34. The method (1000) of any of claims 1 to 33, wherein a second-NNLF-output is produced using i) the first NNLF (404) based on the NN block (504; 700) or ii) a second NNLF based on the NN block (504; 700), and the weighting information further specifies one or more weight factors specifying a weighting between the first-NNLF-output and the second-NNLF-output.

35. The method (1000) of any of claims 1 to 34, wherein a second-NNLF-output is produced using the first NNLF (404) based on the NN block (504; 700), and a third-NNLF-output is produced using i) the first NNLF (404) based on the NN block (504; 700) or ii) a second NNLF based on the NN block (504; 700), and the method further comprises: producing the first-NNLF-output by blending the second-NNLF-output with the third- NNLF-output; and producing blended output by blending the first -NNLF-output with the non-first-NNLF- output using the first weight factor.

36. The method (1000) of any of claims 1 to 35, wherein the weighting information further comprises an indicator indicating whether or not to do a weighting between the first- NNLF-output and the non-first-NNLF -output.

37. The method (1000) of claim 36, wherein the indicator has a scope, and the scope of the indicator is an NN block, a CU, a CTU, a tile, a slice, a subpicture, a picture, a group of pictures, or a video sequence.

38. A method (1100) for producing a video bitstream, the method comprising: obtaining (si 102) weighting information including at least a first weighting information component and a second weighting information component specifying one or more weight factors specifying a weighting between first-neural network loop filter, NNLF, -output and non- first-NNLF-output, wherein the one or more weight factors include at least a first weight factor, and the first-NNLF-output is output produced using a first NNLF (404), based on a neural network, NN, block (504; 700) of an input block (502) of a picture (600); and including (si 104) the weighting information in the video bitstream.

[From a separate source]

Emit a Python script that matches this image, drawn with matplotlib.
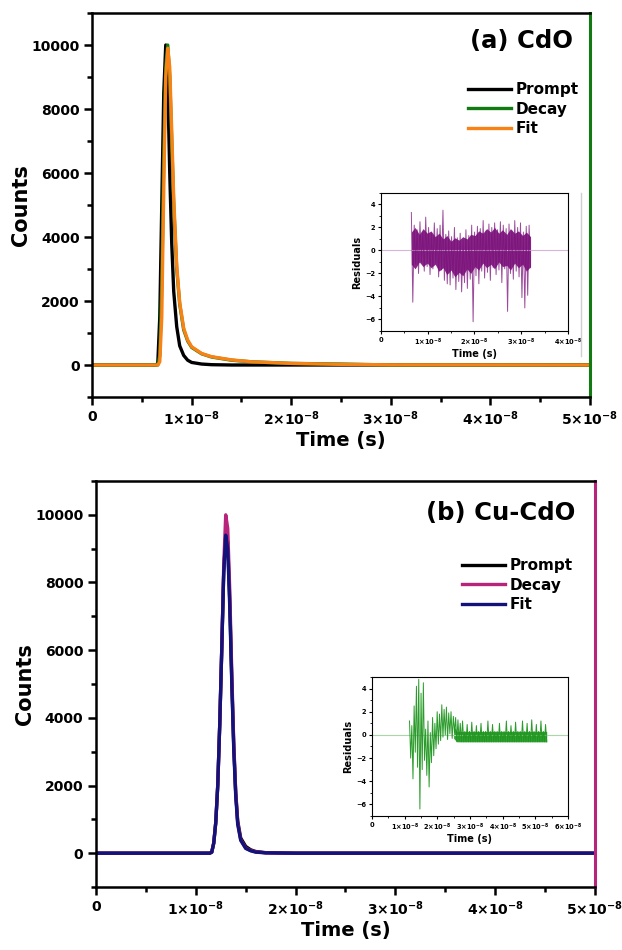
import numpy as np
import matplotlib.pyplot as plt
from matplotlib.lines import Line2D
from matplotlib.ticker import MultipleLocator

# Dados (tempo em unidades de 1e-8 s)
t_a = [0, 0.64, 0.66, 0.68, 0.70, 0.72, 0.74, 0.76, 0.78, 0.80, 0.82, 0.85, 0.88,
       0.92, 0.96, 1.0, 1.1, 1.2, 1.4, 1.6, 2.0, 2.5, 3.0, 5.0]
prompt_a = [0, 0, 50, 1500, 5000, 8500, 10000, 8800, 6000, 3800, 2300, 1200, 600,
            300, 150, 80, 30, 10, 0, 0, 0, 0, 0, 0]
decay_a = [0, 0, 0, 300, 2500, 6500, 9300, 10000, 9000, 7000, 5000, 3000, 1900,
           1100, 750, 550, 350, 250, 150, 100, 50, 30, 0, 0]
fit_a = [0, 0, 0, 100, 1500, 5500, 9000, 9900, 9300, 7300, 5200, 3100, 1950,
         1150, 780, 570, 360, 260, 160, 100, 50, 20, 5, 0]

t_b = [0, 1.14, 1.16, 1.18, 1.20, 1.22, 1.24, 1.26, 1.28, 1.30, 1.32, 1.34, 1.36,
       1.38, 1.40, 1.42, 1.45, 1.50, 1.55, 1.6, 1.7, 2.0, 5.0]
prompt_b = [0, 0, 30, 300, 900, 2000, 3800, 6000, 8300, 9400, 9200, 7500, 5200,
            3200, 1800, 950, 450, 200, 100, 50, 15, 0, 0]
decay_b = [0, 0, 30, 300, 900, 2000, 3800, 6000, 8500, 10000, 9600, 7800, 5400,
           3300, 1800, 900, 400, 150, 80, 40, 10, 0, 0]
fit_b = [0, 0, 30, 300, 900, 2000, 3800, 6000, 8300, 9400, 9000, 7300, 5100,
         3100, 1700, 850, 380, 140, 70, 30, 10, 0, 0]

# Resíduos (inset), intervalo de tempo em 1e-8 s
res_a_range = (0.65, 3.2)
res_a = [3.3, -4.5, 2.2, -1.2, 1.8, -2.0, 2.5, -1.0, 1.6, -1.8, 2.9, -1.4, 2.0, -2.1, 1.5, -1.6, 2.4, -1.1, 1.9, -2.3,
         2.2, -1.7, 3.5, -2.6, 1.4, -2.9, 1.7, -3.0, 1.2, -2.4, 2.0, -3.4, 1.1, -2.7, 1.5, -3.6, 0.9, -2.8, 1.8, -3.3,
         1.3, -2.5, 2.2, -6.2, 1.6, -2.2, 2.1, -2.9, 1.9, -1.8, 2.6, -2.4, 1.7, -1.9, 2.3, -2.6, 2.0, -1.5, 2.4, -2.1,
         1.8, -1.7, 2.5, -2.8, 2.2, -1.6, 1.9, -5.3, 2.3, -2.0, 1.7, -2.5, 2.6, -1.8, 2.0, -2.3, 2.4, -4.1, 1.6, -5.0,
         2.1, -3.9, 2.2, -1.5]
# faixa escura (núcleo) dos resíduos
core_a_t = [0.65, 0.73, 0.82, 0.90, 0.99, 1.07, 1.16, 1.24, 1.33, 1.41, 1.50, 1.58, 1.67, 1.75, 1.84, 1.92,
            2.01, 2.09, 2.18, 2.26, 2.35, 2.43, 2.52, 2.60, 2.69, 2.77, 2.86, 2.94, 3.03, 3.11, 3.20]
core_a_lo = [-1.2, -1.6, -1.0, -1.4, -1.1, -1.5, -1.2, -1.8, -1.5, -2.1, -1.7, -2.3, -1.9, -2.2, -1.6, -2.0,
             -1.4, -1.7, -1.1, -1.5, -1.2, -1.6, -1.0, -1.4, -1.3, -1.7, -1.1, -1.5, -1.2, -1.8, -1.4]
core_a_hi = [1.6, 2.0, 1.4, 1.9, 1.5, 1.7, 1.2, 1.5, 1.0, 1.3, 0.8, 1.1, 0.9, 1.2, 1.0, 1.4,
             1.3, 1.7, 1.5, 1.9, 1.6, 2.0, 1.5, 1.8, 1.4, 1.9, 1.5, 1.7, 1.3, 1.6, 1.2]

res_b_range = (1.15, 5.35)
res_b = [1.2, -2.0, 0.8, -3.8, 2.5, -1.5, 4.2, -2.8, 4.8, -6.4, 3.6, -3.0, 4.5, -2.2, 0.5, -3.5, 1.2, -4.5, 0.2, -2.4,
         1.5, -1.8, 1.0, -1.2, 2.0, -0.8, 1.8, -0.5, 2.6, -0.2, 2.2, 0.0, 2.4, -0.4, 1.9, 0.1, 2.0, -0.3, 1.6, 0.2,
         1.5, -0.6, 1.3, -0.5, 1.0, -0.6, 1.2, -0.6, 0.3, -0.6, 0.9, -0.6, 0.3, -0.6, 1.1, -0.6, 0.3, -0.6, 0.8, -0.6,
         0.3, -0.6, 1.0, -0.6, 0.3, -0.6, 0.3, -0.6, 1.2, -0.6, 0.3, -0.6, 0.9, -0.6, 0.3, -0.6, 0.3, -0.6, 1.0, -0.6,
         0.3, -0.6, 0.3, -0.6, 1.2, -0.6, 0.3, -0.6, 0.8, -0.6, 0.3, -0.6, 1.1, -0.6, 0.3, -0.6, 0.3, -0.6, 1.2, -0.6,
         0.3, -0.6, 1.0, -0.6, 0.3, -0.6, 1.3, -0.6, 0.3, -0.6, 0.9, -0.6, 0.3, -0.6, 1.2, -0.6, 0.3, -0.6, 0.9, -0.6]
core_b_t = [2.5, 2.6, 5.35]
core_b_lo = [-0.3, -0.6, -0.6]
core_b_hi = [0.8, 0.3, 0.3]

main_xticks = [0, 1, 2, 3, 4, 5]
main_xlabels = ['0'] + [r'$\mathbf{%d{\times}10^{-8}}$' % k for k in range(1, 6)]
main_yticks = [0, 2000, 4000, 6000, 8000, 10000]
inset_a_xticks = [0, 1, 2, 3, 4]
inset_b_xticks = [0, 1, 2, 3, 4, 5, 6]
inset_yticks = [-6, -4, -2, 0, 2, 4]

plt.rcParams['font.family'] = 'DejaVu Sans'
plt.rcParams['font.weight'] = 'bold'
plt.rcParams['axes.labelweight'] = 'bold'

fig = plt.figure(figsize=(6.22, 9.5), dpi=100)


def painel(rect, t, prompt, decay, fit, c_decay, c_fit, titulo, leg_pos):
    ax = fig.add_axes(rect)
    t = np.array(t) * 1e-8
    ax.plot(t, prompt, color='black', lw=2.4, label='Prompt')
    ax.plot(t, decay, color=c_decay, lw=2.4, label='Decay')
    ax.plot(t, fit, color=c_fit, lw=2.4, label='Fit')
    ax.set_xlim(0, 5e-8)
    ax.set_ylim(-1000, 11000)
    ax.set_xticks(np.array(main_xticks) * 1e-8)
    ax.set_xticklabels(main_xlabels)
    ax.xaxis.set_minor_locator(MultipleLocator(0.5e-8))
    ax.set_yticks(main_yticks)
    ax.yaxis.set_minor_locator(MultipleLocator(1000))
    ax.tick_params(which='major', direction='out', length=6, width=1.8, labelsize=10, pad=3)
    ax.tick_params(which='minor', direction='out', length=3.5, width=1.8)
    for s in ['left', 'bottom', 'top']:
        ax.spines[s].set_linewidth(1.8)
    ax.spines['right'].set_linewidth(2.2)
    ax.spines['right'].set_color(c_decay)
    ax.set_xlabel('Time (s)', fontsize=14, labelpad=2)
    ax.set_ylabel('Counts', fontsize=15, labelpad=0)
    ax.text(titulo[1], titulo[2], titulo[0], transform=ax.transAxes, ha='right',
            va='center', fontsize=17.5, fontweight='bold')
    ax.legend(loc='upper left', bbox_to_anchor=leg_pos, frameon=False, fontsize=11,
              handlelength=2.8, handletextpad=0.3, labelspacing=0.3, borderpad=0,
              borderaxespad=0)
    return ax


def inset(rect, rng, res, core, cor, cor_base, xmax, xticks, alpha):
    ax = fig.add_axes(rect)
    t = np.linspace(rng[0], rng[1], len(res)) * 1e-8
    ax.axhline(0, color=cor_base, lw=0.8)
    ax.fill_between(np.array(core[0]) * 1e-8, core[1], core[2], color=cor, lw=0, alpha=0.9)
    ax.plot(t, res, color=cor, lw=0.7, alpha=alpha)
    ax.set_xlim(0, xmax * 1e-8)
    ax.set_ylim(-7, 5)
    ax.set_xticks(np.array(xticks) * 1e-8)
    ax.set_xticklabels(['0'] + [r'$\mathbf{%d{\times}10^{-8}}$' % k for k in xticks[1:]])
    ax.xaxis.set_minor_locator(MultipleLocator(0.5e-8))
    ax.set_yticks(inset_yticks)
    ax.yaxis.set_minor_locator(MultipleLocator(1))
    ax.tick_params(which='major', direction='out', length=2.5, width=0.8, labelsize=4.8, pad=1.5)
    ax.tick_params(which='minor', direction='out', length=1.5, width=0.6)
    for s in ax.spines.values():
        s.set_linewidth(0.8)
    ax.set_xlabel('Time (s)', fontsize=7, labelpad=1)
    ax.set_ylabel('Residuals', fontsize=7, labelpad=2)
    return ax


# (a) CdO
painel([0.148, 0.5821, 0.8006, 0.4042], t_a, prompt_a, decay_a, fit_a,
       '#127a12', '#f98214', ('(a) CdO', 0.966, 0.927), (0.755, 0.82))
inset([0.6125, 0.6516, 0.3006, 0.1453], res_a_range, res_a, (core_a_t, core_a_lo, core_a_hi),
      '#7a0f7a', '#d8b4d8', 4, inset_a_xticks, 0.75)
fig.add_artist(Line2D([581 / 622, 581 / 622], [1 - 193 / 950, 1 - 356 / 950],
                      color='#cfcfcf', lw=1.0))

# (b) Cu-CdO
painel([0.1543, 0.0663, 0.8023, 0.4274], t_b, prompt_b, decay_b, fit_b,
       '#b8237c', '#12127a', ('(b) Cu-CdO', 0.96, 0.92), (0.733, 0.81))
inset([0.598, 0.1411, 0.3151, 0.1463], res_b_range, res_b, (core_b_t, core_b_lo, core_b_hi),
      '#1f961f', '#a8d8a8', 6, inset_b_xticks, 0.95)

fig.savefig('out.png', dpi=100)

39. The method (1100) of claim 38, further comprising any one of claims 2 to 37.

40. A computer program (1243) comprising instructions (1244) which when executed by processing circuitry (1202) of an apparatus (1200) causes the apparatus to perform the method of any one of claims 1 to 39.

41. A carrier containing the computer program of claim 40, wherein the carrier is one of an electronic signal, an optical signal, a radio signal, and a computer readable storage medium (1242).

42. A decoding apparatus (104; 1200) for decoding a picture (600) from a video bitstream, the decoding apparatus being configured to: obtain weighting information including at least a first weighting information component and a second weighting information component specifying one or more weight factors specifying a weighting between first-neural network loop filter, NNLF, -output and non-first-NNLF-output, wherein the one or more weight factors include at least a first weight factor, and the first-NNLF-output is produced using a first NNLF (404), based on an NN block (504; 700) of an input block (502) of the picture (600); and decode the picture (600) using the first and the second weighting information components.

43. The decoding apparatus (104; 1200) of claim 42, wherein the decoding apparatus is further configured to perform the method of any one of claims 2 to37.

44. An encoding apparatus (102; 1200) for producing a video bitstream, the encoding apparatus being configured to: obtain weighting information including at least a first weighting information component and a second weighting information component specifying one or more weight factors specifying a weighting between first-neural network loop filter, NNLF, -output and non-first-NNLF-output, wherein the one or more weight factors include at least a first weight factor, and the first-NNLF-output is output produced using a first NNLF (404), based on an NN block (504; 700) of an input block (502) of a picture (600); and include the weighting information in the bitstream.

45. The encoding apparatus (102; 1200) of claim 44, wherein the encoding apparatus is further configured to perform the method of any one of claims 2, 4 to 10, and 12 to 37.